Robert Riddle is the latest owner of Fairbanks Pumping and Thawing. He was unhappy paying Golden Heart Utilities eleven cents a gallon to take the sewage he pumped from septic tanks around Fairbanks. Golden Heart treated the sewage as the law required. Mind you, this is a pass-through cost, the same for all his competitors. But Riddle thought he saw a way to avoid paying Golden Heart. He bought property out on Eielson Farm Road, bulldozed in some make shift barriers, and dumped the sewage in the lagoons. To avoid the wrath of the Department of Environmental Conservation, he bought some farm equipment and cleared a little land and called it a “farm.” To get the Borough and Division of Agriculture permits, he lied like a rug. Because Alaska’s Right to Farm law protects agricultural producers from nuisance claims brought by people who move to traditionally agricultural areas as the result of urbanization.

Pretty sweet for Riddle. He nets another eleven cents per gallon. Pure profit. In fact, it worked so well he let Bigfoot Pumping and Thawing dump its sewage in his lagoons for just five cents a gallon. Bigfoot has a big presence in the Fairbanks septic tank business: Riddle accepted more than 2.5 to 3.6 million gallons of sewage a year from Bigfoot. That’s another couple hundred thousand in pure profit for Riddle.

The thing about having millions of gallons of sewage laying there in the open air is that it stinks something awful. When neighbor Eric Lanser complained to the ADEC, they told him the Right to Farm Law protected Riddle’s actions. Lanser was annoyed enough that he took Riddle to court.

But to claim the protection of the Right to Farm Law you have to actually be a farmer. Riddle never sold a nickel’s worth of farmed products. Riddle was in the sewage storage business, and tried to use the Right to Farm Act to avoid complying with the laws regulating sewage disposal and the law of private nuisance. The Alaska Supreme Court didn’t buy Riddle’s defense:

The Act allows agricultural facilities to expand their existing agricultural operations without incurring new liabilities. It does not provide a means to immunize an existing, nonagricultural nuisance. Because Riddle began spreading septage from the lagoons on his fields only after the lagoons became a nuisance, the Right to Farm Act does not protect him.

If you build a house next to a cattle feed lot, you can’t complain about the stink. The Right to Farm Law, rightly or wrongly, says that if the feed lot is expanded and the smells get worse, you still can’t complain. But if your neighbor builds a sewage lagoon next to your house, well, as Grandpa Walt would say, you’ve swung your arm into someone’s nose and you have to live with the consequences.

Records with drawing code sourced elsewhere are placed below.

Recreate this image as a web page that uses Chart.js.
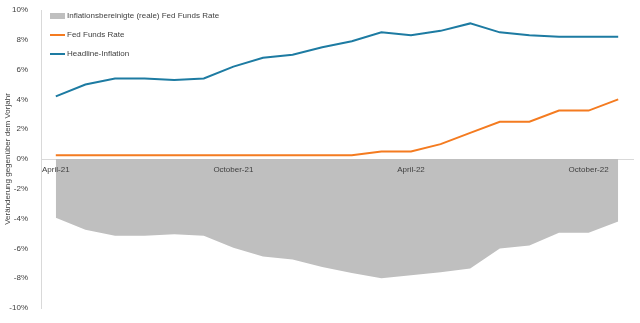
<!DOCTYPE html>
<html>
<head>
<meta charset="utf-8">
<script src="https://cdn.jsdelivr.net/npm/chart.js@4"></script>
<style>
  html, body { margin: 0; padding: 0; background: #fff; }
  #wrap { width: 640px; height: 323px; position: relative; }
</style>
</head>
<body>
<div id="wrap"><canvas id="chart"></canvas></div>
<script>
"use strict";

// monthly, April-21 .. November-22
const months = [
  "April-21", "May-21", "June-21", "July-21", "August-21", "September-21",
  "October-21", "November-21", "December-21", "January-22", "February-22", "March-22",
  "April-22", "May-22", "June-22", "July-22", "August-22", "September-22",
  "October-22", "November-22",
];
const headline = [4.2, 5.0, 5.4, 5.4, 5.3, 5.4, 6.2, 6.8, 7.0, 7.5, 7.9, 8.5,
                  8.3, 8.6, 9.1, 8.5, 8.3, 8.2, 8.2, 8.2];
const fedFunds = [0.25, 0.25, 0.25, 0.25, 0.25, 0.25, 0.25, 0.25, 0.25, 0.25, 0.25, 0.5,
                  0.5, 1.0, 1.75, 2.5, 2.5, 3.25, 3.25, 4.0];
const realRate = [-3.95, -4.75, -5.15, -5.15, -5.05, -5.15, -5.95, -6.55, -6.75, -7.25, -7.65, -8.0,
                  -7.8, -7.6, -7.35, -6.0, -5.8, -4.95, -4.95, -4.2];

const FONT = "'Liberation Sans', sans-serif";
const TXT = "#404040";
const AXIS = "#d9d9d9";

// legend sits inside the plot, top-left
const innerLegend = {
  id: "innerLegend",
  afterDraw(chart) {
    const ctx = chart.ctx;
    const x = 50, rows = [16, 35, 54];
    ctx.save();
    ctx.font = "8px " + FONT;
    ctx.textBaseline = "middle";
    chart.data.datasets.forEach((ds, i) => {
      const y = rows[i];
      if (ds.fill) {
        ctx.fillStyle = ds.backgroundColor;
        ctx.fillRect(x, y - 3, 15, 6);
      } else {
        ctx.strokeStyle = ds.borderColor;
        ctx.lineWidth = 2;
        ctx.beginPath();
        ctx.moveTo(x, y);
        ctx.lineTo(x + 15, y);
        ctx.stroke();
      }
      ctx.fillStyle = TXT;
      ctx.fillText(ds.label, x + 17, y);
    });
    ctx.restore();
  },
};

new Chart(document.getElementById("chart"), {
  type: "line",
  data: {
    labels: months,
    datasets: [
      {
        label: "Inflationsbereinigte (reale) Fed Funds Rate",
        data: realRate,
        fill: "origin",
        backgroundColor: "#bfbfbf",
        borderWidth: 0,
        pointRadius: 0,
        order: 3,
      },
      {
        label: "Fed Funds Rate",
        data: fedFunds,
        borderColor: "#f47b20",
        borderWidth: 2,
        pointRadius: 0,
        fill: false,
        order: 2,
      },
      {
        label: "Headline-Inflation",
        data: headline,
        borderColor: "#1d7ba2",
        borderWidth: 2,
        pointRadius: 0,
        fill: false,
        order: 1,
      },
    ],
  },
  options: {
    responsive: true, maintainAspectRatio: false, animation: false,
    layout: { padding: { top: 10, bottom: 15, right: 7, left: 0 } },
    plugins: { legend: { display: false }, tooltip: { enabled: false } },
    scales: {
      x: {
        position: { y: 0 },
        offset: true,
        grid: { display: false, drawTicks: false },
        border: { display: true, color: AXIS, width: 1 },
        ticks: {
          z: 1,
          autoSkip: false,
          maxRotation: 0,
          padding: 6,
          color: TXT,
          font: { family: FONT, size: 8 },
          callback: (v, i) => (i % 6 === 0 ? months[i] : ""),
        },
      },
      y: {
        min: -10, max: 10,
        grid: { display: false },
        border: { display: true, color: AXIS, width: 1 },
        afterFit: (s) => { s.width = 41; },
        title: {
          display: true,
          text: "Veränderung gegenüber dem Vorjahr",
          color: TXT,
          padding: { top: 3, bottom: 0 },
          font: { family: FONT, size: 8 },
        },
        ticks: {
          stepSize: 2,
          padding: 5,
          color: TXT,
          font: { family: FONT, size: 8 },
          callback: (v) => v + "%",
        },
      },
    },
  },
  plugins: [innerLegend],
});
</script>
</body>
</html>
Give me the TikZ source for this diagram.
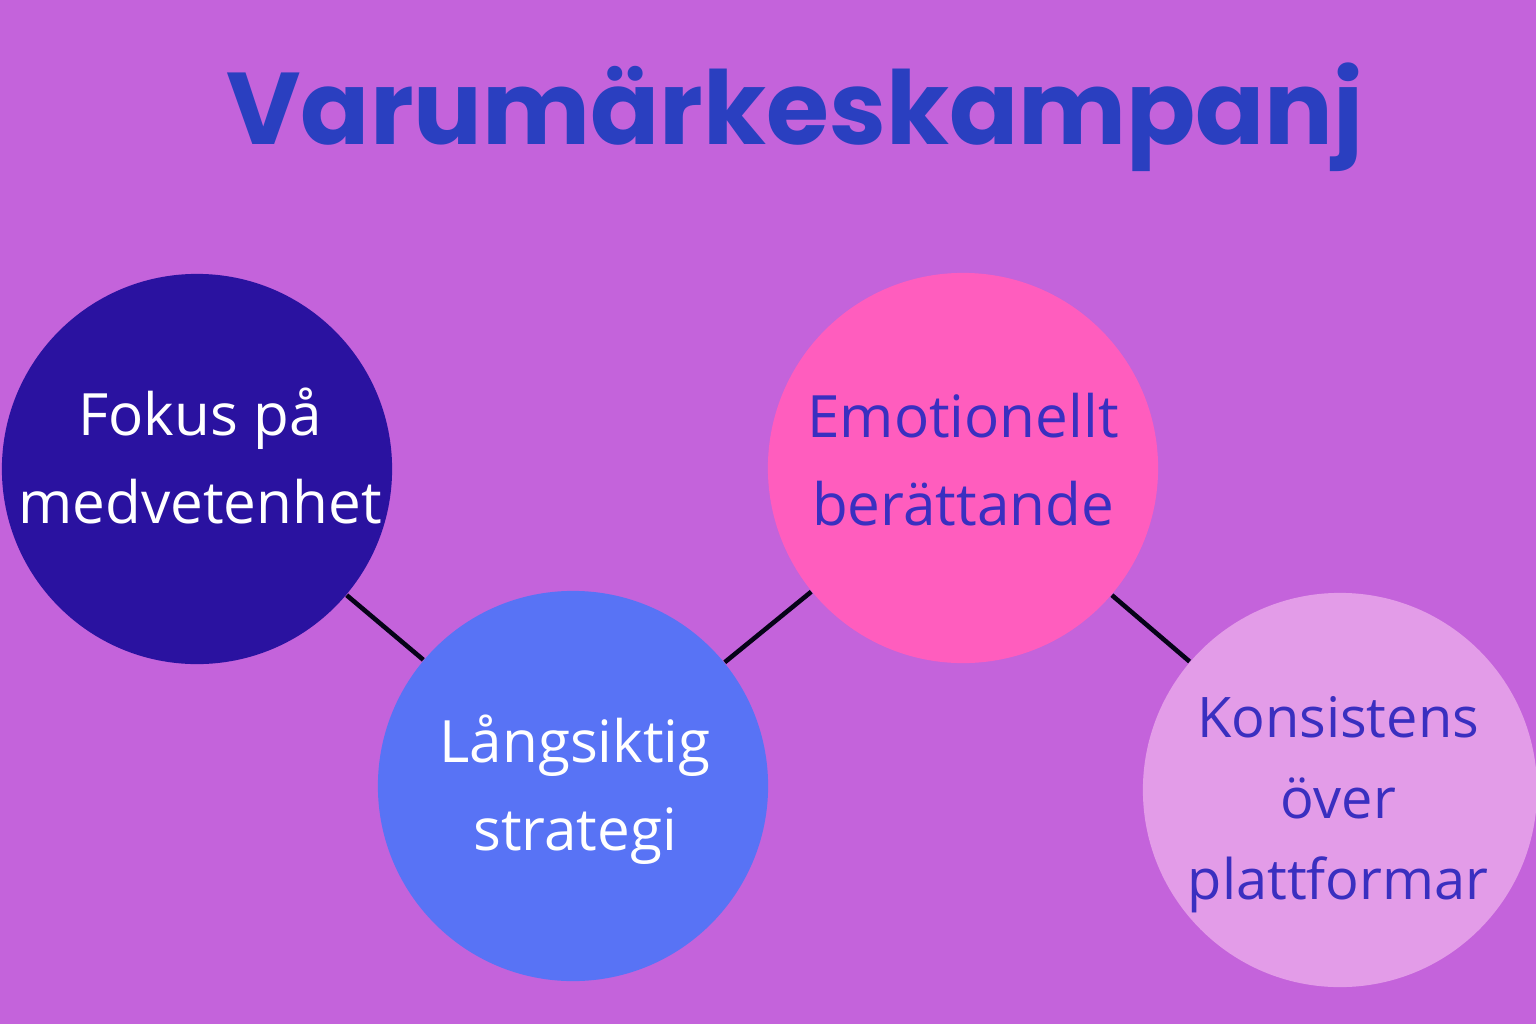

WC could make a lot of bad jokes about this case – beyond the stinky pun in the post title – but there are issues the trial court never reached that bear on Riddle’s scheme. At trial witnesses confirmed that applying human waste to soil is an accepted farming practice and has long-term beneficial impacts on soil. It’s also a terrific way to spread disease and contaminate water tables and surface water flows. Just because you’ve done something for a long time doesn’t mean it is smart, safe or sensible. There’s a reason we treat sewage before it is dumped into rivers and the ocean. The EPA requires treatment before septage can be spread on farm land. 

Human waste doesn’t just smell bad; it is dangerous. There’s a reason it is regulated. That’s a good argument for interpreting exceptions to the Right to Farm Law involving human waste as narrowly as possible.

Riddle was represented by attorney Bill Satterberg. But you probably guessed that.